Essa Convenção entende que a violência contra a mulher impede e anula o exercício dos direitos civis, políticos, econômicos, sociais e culturais, de forma que, paralelamente à violência física, sexual e psicológica, ocorreria uma violação daqueles direitos. Daí a gravidade da violência contra a mulher, que é capaz de lesar, simultaneamente, vários bens jurídicos protegidos.

A Convenção confere ao Estado responsabilidades na missão de proteger a mulher da violência no âmbito privado e público. Os Estados têm de tomar medidas para prevenir a violência, investigar diligentemente qualquer violação, perseguindo a responsabilização dos violadores, e assegurar a existência de recursos adequados e efetivos para a devida compensação às violações.

A Convenção adotou a sistemática de deveres exigíveis de imediato e de deveres exigíveis progressivamente. Os últimos assumem a feição de medidas programáticas a serem adotadas paulatinamente e referem-se em sua maior parte a medidas educativas, principalmente preventivas, destinadas a evitar a violência contra a mulher. É importante ressaltar que tais direitos, sejam de natureza imediata ou progressiva, devem ser concomitantemente aplicados.

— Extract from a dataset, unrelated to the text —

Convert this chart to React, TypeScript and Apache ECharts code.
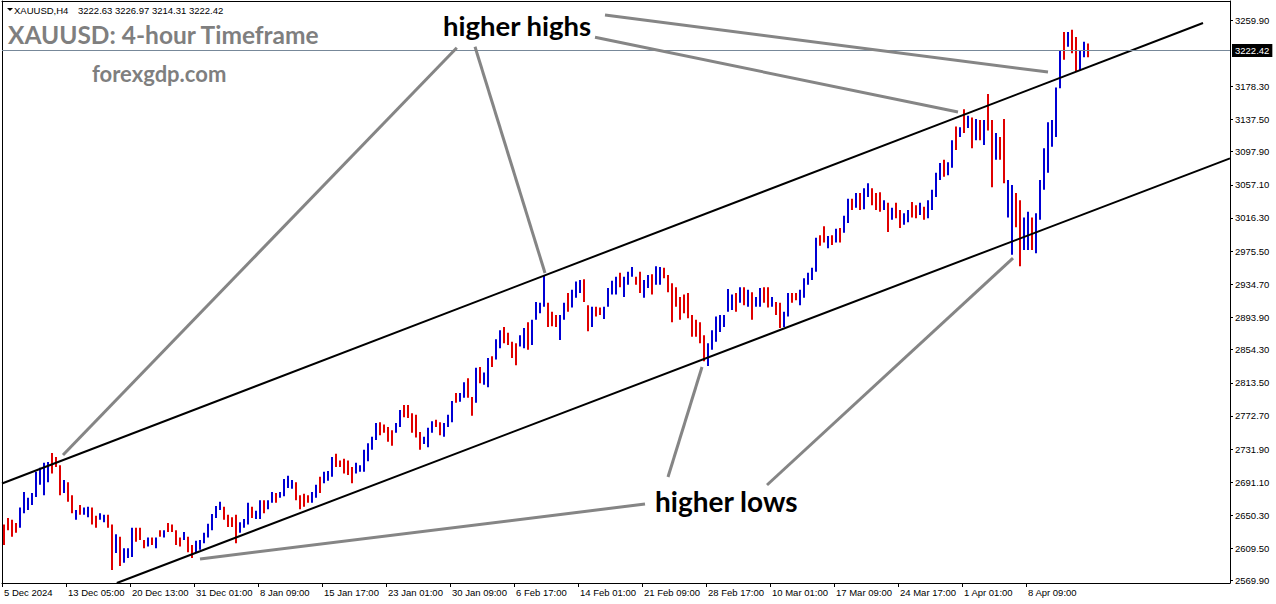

Para a avaliação da sua implementação nos Estados, estes devem enviar relatórios para a Comissão Interamericana de Direitos Humanos, com informações sobre as medidas adotadas, bem como sobre as dificuldades que observaram na sua aplicação e os fatores que contribuem para a violência contra a mulher. Qualquer pessoa ou grupo, ou qualquer entidade não-governamental juridicamente reconhecida em um ou mais dos Estados-membros da OEA também pode apresentar à Comissão queixas e denúncias sobre a sua não aplicação ou violação.

No entanto, é recomendável que tenham sido esgotados os recursos internos do país antes que seja enviado o caso para aquela Comissão. É necessário mostrar que o Estado aqui de maneira negligente ou incompetente.